Up to about the middle of the movie, Green Eyes keeps behaving as though it's only just any other day; in the morning she uses mouthwash, applies face cream, but the silliness of the preparatory rote is overruled by melancholy finality, as she squeezes or spills each bottle's excess content into the sink before tossing each item into the trashbin. But it's only when her handler describes the pain to come—"it'll be over so fast you won't see or hear anything"—that it, for the first time, becomes achingly clear that she's about to explode herself. And it's a gutwrenching realization.
Honey, don't!
But alas, as passive viewer I have no say in the matter, though by now I'm thoroughly invested; she is soon fitted with a bomb-filled backpack, weighing in at fifty pounds. "Most of weight's in the nails," she's told, and she courteously replies that they can put more in if they'd like, a suggestion that titillates the deaf bombmaker. (Maybe she's not so nice after all? And yet the viewer inexplicably, like a supportive parent, starts to root for her to succeed in whatever she chooses to do.) She then gets on a bus and debarks at the Port Authority Bus Terminal in Manhattan, a short walk from Times Square, her (it becomes clear) intended target.
Look, I'm well aware of a Midtown, tourist-related congestion problem, and I don't care for much of what's playing on Broadway these days, but I'm not sure that bombs are the answer. (Guerilla criticism?) Wandering the streets, looking as lost as little Richie Andrusco in Coney Island in The Little Fugitive, she spends the day buying snacks: a candy apple, two pretzels soaked in mustard, a tomato slice, etc., repeatedly treating herself to one last bite to eat.

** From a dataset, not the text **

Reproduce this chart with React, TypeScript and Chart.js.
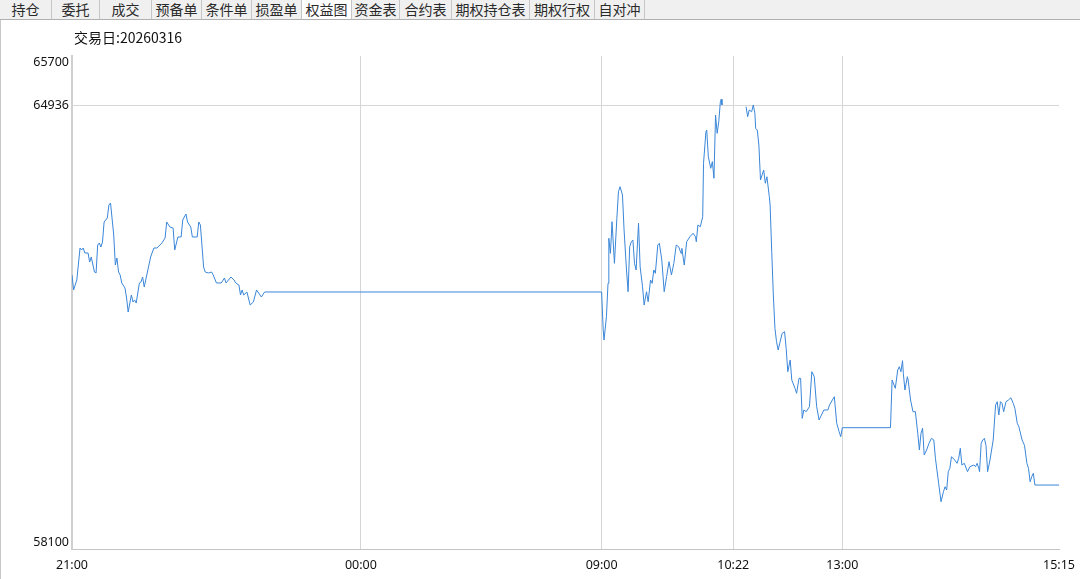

All the New Yorkers are remarkably kind to her, providing accurate directions, helping her up when she falls down and, in a restroom, advising her not to use a particular toilet because it doesn't flush. There's even a hilarious scene in which she gets hit on by an aggressive suitor, who compliments her: "you got pretty green eyes and shit." It's true, baby; whatcha gonna blow yaself up for?

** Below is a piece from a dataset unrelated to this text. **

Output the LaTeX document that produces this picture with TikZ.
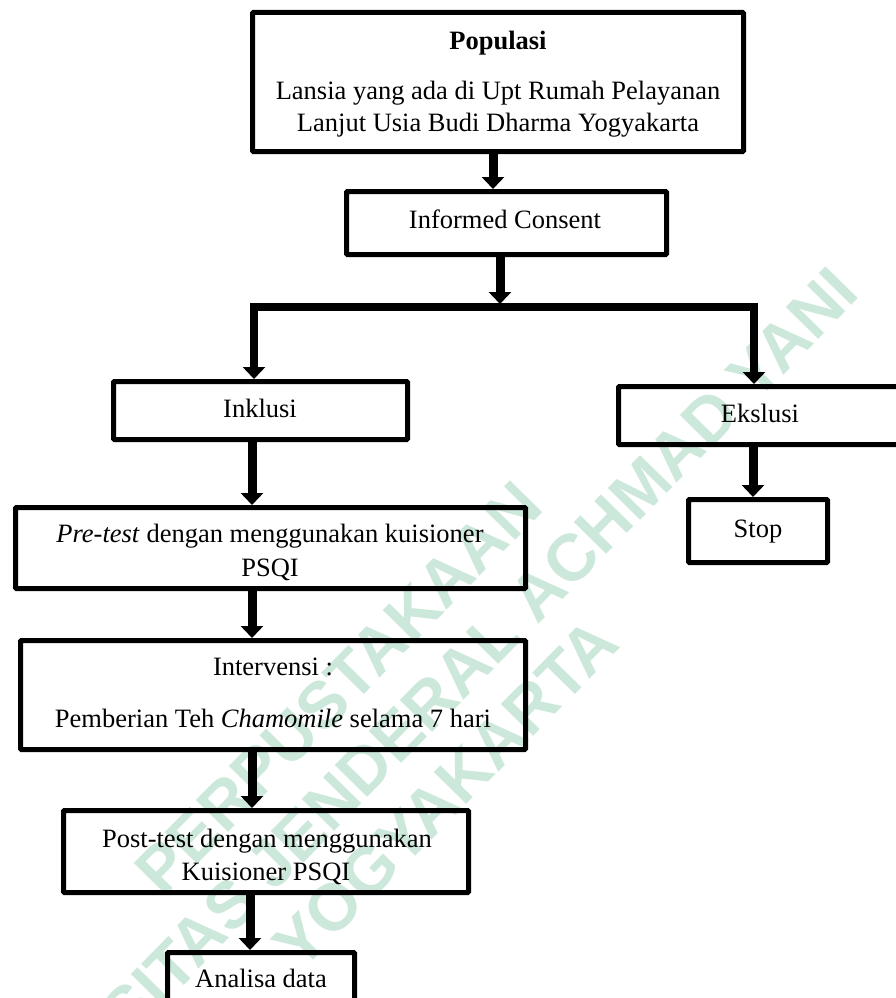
\documentclass[tikz,border=0pt]{standalone}
\usepackage{fontspec}
\setmainfont{Liberation Serif}
\newfontfamily\wmfont{Liberation Sans}
\usetikzlibrary{arrows.meta}
\definecolor{wmgreen}{RGB}{204,232,218}
\begin{document}
\begin{tikzpicture}[x=1pt,y=-1pt,
  box/.style n args={2}{draw, line width=5pt, rounded corners=1pt, minimum width=#1, minimum height=#2, inner sep=0pt},
  lbl/.style={anchor=base, inner sep=0pt, font=\fontsize{26.5}{32}\selectfont},
  arr/.style={line width=9pt, -{Triangle[width=22pt,length=12pt]}},
  branch/.style={line width=8pt, {Triangle[width=22pt,length=12pt]}-{Triangle[width=22pt,length=12pt]}},
  wm/.style={rotate=45.5, align=center, text=wmgreen, inner sep=0pt, font={\wmfont\bfseries\fontsize{66}{75}\selectfont}}
]
\useasboundingbox (0,0) rectangle (896,998);
\clip (0,0) rectangle (896,998);

% watermark
\node[wm] (wm) at (392,741) {PERPUSTAKAAN\\UNIVERSITAS JENDERAL ACHMAD YANI\\YOGYAKARTA};

% boxes
\node[box={491pt}{139pt}] (pop) at (498,82) {};
\node[box={320pt}{63pt}] (inf) at (506.5,223) {};
\node[box={294pt}{58pt}] (ink) at (260.5,410.5) {};
\node[box={283pt}{58pt}] (eks) at (760,415.5) {};
\node[box={139pt}{63pt}] (stop) at (758,531) {};
\node[box={510pt}{81pt}] (pre) at (270.5,548) {};
\node[box={505pt}{109pt}] (int) at (273,695) {};
\node[box={405pt}{82pt}] (post) at (266,851.5) {};
\node[box={187pt}{60pt}] (ana) at (261,982.5) {};

% texts
\node[lbl] (t1) at (498,49) {\textbf{Populasi}};
\node[lbl] (t2) at (498,99) {Lansia yang ada di Upt Rumah Pelayanan};
\node[lbl] (t3) at (498,131) {Lanjut Usia Budi Dharma Yogyakarta};
\node[lbl] (t4) at (505,228) {Informed Consent};
\node[lbl] (t5) at (260,417) {Inklusi};
\node[lbl] (t6) at (760,422) {Ekslusi};
\node[lbl] (t7) at (758,537) {Stop};
\node[lbl] (t8) at (270,542) {\textit{Pre-test} dengan menggunakan kuisioner};
\node[lbl] (t9) at (270,576) {PSQI};
\node[lbl] (t10) at (273,675) {Intervensi :};
\node[lbl] (t11) at (273,727) {Pemberian Teh \textit{Chamomile} selama 7 hari};
\node[lbl] (t12) at (267,847) {Post-test dengan menggunakan};
\node[lbl] (t13) at (266,880) {Kuisioner PSQI};
\node[lbl] (t14) at (261,987) {Analisa data};

% connector columns
\coordinate (c1) at (493,0);
\coordinate (c2) at (500,0);
\coordinate (cl) at (254,0);
\coordinate (cr) at (754,0);
\coordinate (cj) at (0,307);
\coordinate (cjt) at (0,304);
\coordinate (c3) at (753,0);
\coordinate (c4) at (252,0);
\coordinate (c5) at (250,0);

\draw[arr] (pop.south -| c1) -- (inf.north -| c1);
\draw[arr] (inf.south -| c2) -- (cjt -| c2);
\draw[branch] (ink.north -| cl) -- (cl |- cj) -- (cr |- cj) -- (eks.north -| cr);
\draw[arr] (eks.south -| c3) -- (stop.north -| c3);
\draw[arr] (ink.south -| c4) -- (pre.north -| c4);
\draw[arr] (pre.south -| c4) -- (int.north -| c4);
\draw[arr] (int.south -| c4) -- (post.north -| c4);
\draw[arr] (post.south -| c5) -- (ana.north -| c5);
\end{tikzpicture}
\end{document}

But all the kindness makes her mission all the more menacing, and the scene in which she stands at a busy street corner and prepares to detonate, fingering her activation switch, is excruciatingly tense, as the soundtrack disappears save for her heavy breathing, and the camera slowly cuts to close-ups of the unaware New Yorkers. (Loktev is adept at creating tension, as in another scene in which Green Eyes waits at a long red light and the beat of a neighboring car's turn signal provides an unbearable tick tock tick tock.)

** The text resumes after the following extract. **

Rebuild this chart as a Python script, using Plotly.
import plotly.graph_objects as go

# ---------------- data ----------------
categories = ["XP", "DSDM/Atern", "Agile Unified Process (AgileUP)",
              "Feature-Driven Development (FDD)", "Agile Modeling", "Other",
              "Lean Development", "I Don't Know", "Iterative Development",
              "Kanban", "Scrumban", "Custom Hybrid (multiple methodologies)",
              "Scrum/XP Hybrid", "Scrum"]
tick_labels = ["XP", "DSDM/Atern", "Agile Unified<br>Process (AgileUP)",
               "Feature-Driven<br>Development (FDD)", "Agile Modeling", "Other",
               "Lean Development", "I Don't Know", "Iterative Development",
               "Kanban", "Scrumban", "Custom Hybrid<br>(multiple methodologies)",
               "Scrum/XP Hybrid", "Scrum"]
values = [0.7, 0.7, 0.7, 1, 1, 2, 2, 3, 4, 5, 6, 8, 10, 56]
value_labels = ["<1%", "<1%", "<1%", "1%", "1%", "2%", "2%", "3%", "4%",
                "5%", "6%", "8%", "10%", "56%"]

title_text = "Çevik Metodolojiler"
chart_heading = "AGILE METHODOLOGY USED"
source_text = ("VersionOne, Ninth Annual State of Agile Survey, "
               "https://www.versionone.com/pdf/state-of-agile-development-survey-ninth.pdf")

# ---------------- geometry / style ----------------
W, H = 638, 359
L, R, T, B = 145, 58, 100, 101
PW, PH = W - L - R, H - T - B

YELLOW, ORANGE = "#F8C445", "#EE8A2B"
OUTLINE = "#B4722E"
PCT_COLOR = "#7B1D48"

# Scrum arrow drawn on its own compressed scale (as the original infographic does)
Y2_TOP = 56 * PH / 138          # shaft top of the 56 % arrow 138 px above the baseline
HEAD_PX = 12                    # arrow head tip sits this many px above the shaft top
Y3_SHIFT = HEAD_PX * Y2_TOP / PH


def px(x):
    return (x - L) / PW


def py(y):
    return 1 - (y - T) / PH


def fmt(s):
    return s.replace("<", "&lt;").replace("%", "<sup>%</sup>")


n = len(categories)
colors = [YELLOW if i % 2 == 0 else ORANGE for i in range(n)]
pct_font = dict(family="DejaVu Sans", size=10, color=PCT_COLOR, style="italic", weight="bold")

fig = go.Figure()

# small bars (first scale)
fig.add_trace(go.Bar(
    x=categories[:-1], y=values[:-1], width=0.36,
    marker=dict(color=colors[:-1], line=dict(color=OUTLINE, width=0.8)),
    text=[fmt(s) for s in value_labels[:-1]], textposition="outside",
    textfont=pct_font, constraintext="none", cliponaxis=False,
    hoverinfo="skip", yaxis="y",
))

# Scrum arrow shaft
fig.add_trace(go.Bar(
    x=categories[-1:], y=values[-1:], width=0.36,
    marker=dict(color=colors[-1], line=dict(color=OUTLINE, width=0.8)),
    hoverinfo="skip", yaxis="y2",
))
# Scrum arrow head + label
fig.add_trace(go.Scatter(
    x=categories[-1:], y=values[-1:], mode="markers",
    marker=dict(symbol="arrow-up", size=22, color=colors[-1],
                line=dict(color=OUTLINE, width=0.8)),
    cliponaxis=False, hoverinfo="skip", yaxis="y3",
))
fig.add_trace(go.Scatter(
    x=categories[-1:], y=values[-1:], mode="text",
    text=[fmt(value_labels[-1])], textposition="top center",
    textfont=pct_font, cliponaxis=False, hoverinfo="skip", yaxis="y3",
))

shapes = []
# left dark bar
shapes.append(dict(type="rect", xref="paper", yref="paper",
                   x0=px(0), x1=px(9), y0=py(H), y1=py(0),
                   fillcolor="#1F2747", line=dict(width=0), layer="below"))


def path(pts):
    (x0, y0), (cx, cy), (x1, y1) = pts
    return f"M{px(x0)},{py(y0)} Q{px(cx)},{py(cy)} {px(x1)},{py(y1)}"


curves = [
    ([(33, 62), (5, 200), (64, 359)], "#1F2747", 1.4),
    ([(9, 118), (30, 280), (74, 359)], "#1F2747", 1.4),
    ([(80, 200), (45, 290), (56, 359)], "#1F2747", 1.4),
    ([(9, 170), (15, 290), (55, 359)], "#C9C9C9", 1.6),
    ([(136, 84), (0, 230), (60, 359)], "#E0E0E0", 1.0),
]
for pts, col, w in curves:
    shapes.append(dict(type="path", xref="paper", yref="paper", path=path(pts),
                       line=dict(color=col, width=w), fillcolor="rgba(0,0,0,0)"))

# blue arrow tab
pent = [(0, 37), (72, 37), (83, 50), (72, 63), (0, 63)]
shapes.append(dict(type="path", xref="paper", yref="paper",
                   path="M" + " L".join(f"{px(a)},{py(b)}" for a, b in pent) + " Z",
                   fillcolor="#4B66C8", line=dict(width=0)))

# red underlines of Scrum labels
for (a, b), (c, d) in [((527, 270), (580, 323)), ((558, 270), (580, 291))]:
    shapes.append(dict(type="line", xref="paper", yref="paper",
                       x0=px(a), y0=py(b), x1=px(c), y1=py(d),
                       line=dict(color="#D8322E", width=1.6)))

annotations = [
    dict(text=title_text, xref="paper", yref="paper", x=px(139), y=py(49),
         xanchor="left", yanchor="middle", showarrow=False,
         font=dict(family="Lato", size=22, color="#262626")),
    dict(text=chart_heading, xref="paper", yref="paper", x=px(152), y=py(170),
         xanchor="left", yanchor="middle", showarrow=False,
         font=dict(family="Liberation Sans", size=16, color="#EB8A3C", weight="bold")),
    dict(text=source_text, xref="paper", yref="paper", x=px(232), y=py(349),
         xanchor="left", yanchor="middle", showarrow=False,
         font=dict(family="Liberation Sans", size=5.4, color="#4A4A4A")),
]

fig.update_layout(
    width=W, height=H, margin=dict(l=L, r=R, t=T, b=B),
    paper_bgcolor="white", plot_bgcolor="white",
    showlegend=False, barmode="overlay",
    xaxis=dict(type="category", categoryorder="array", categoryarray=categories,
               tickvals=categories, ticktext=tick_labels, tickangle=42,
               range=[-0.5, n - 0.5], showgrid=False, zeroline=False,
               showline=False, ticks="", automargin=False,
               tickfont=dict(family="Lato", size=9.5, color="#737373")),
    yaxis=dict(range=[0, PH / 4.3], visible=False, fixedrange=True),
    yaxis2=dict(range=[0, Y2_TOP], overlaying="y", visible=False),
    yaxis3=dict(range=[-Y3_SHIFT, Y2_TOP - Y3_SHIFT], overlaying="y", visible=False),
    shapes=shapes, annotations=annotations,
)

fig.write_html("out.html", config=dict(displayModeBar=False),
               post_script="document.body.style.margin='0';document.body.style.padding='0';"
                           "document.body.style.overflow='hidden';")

(spoiler warning) By the end, what should be a horrifying tale of homicidal intent turns into a pitiable story of personal failure; her bomb winds up to be a dud and, not having any method of getting in touch with her handlers, she winds up as just one more lonely transplant who came to New York to make a name for herself and didn't. When her second attempt to detonate the bomb fails, there's a real sense of disappointment in her and in the audience. "Why don't you want me?" she enigmatically asks, sounding like the Salieri of suicide bombers, and in turn an indifferent New York City looks back at her dispassionately. (/spoilers)
Day Night Day Night and its central character ought to be repugnant, but instead they're sympathetic and brimming with pathos. There's something van Sant-esque about its refusal to provide us any causes, acknowledging only effects. Suicide bombers, however abhorrent, are people too, full of contradictions, and the movie, a complicated character study, ferrets out Green Eyes' goodness, almost sweeping her malicious intentions under the rug and out of the way. Irresponsible, maybe, but it's still gripping and fascinating filmmaking.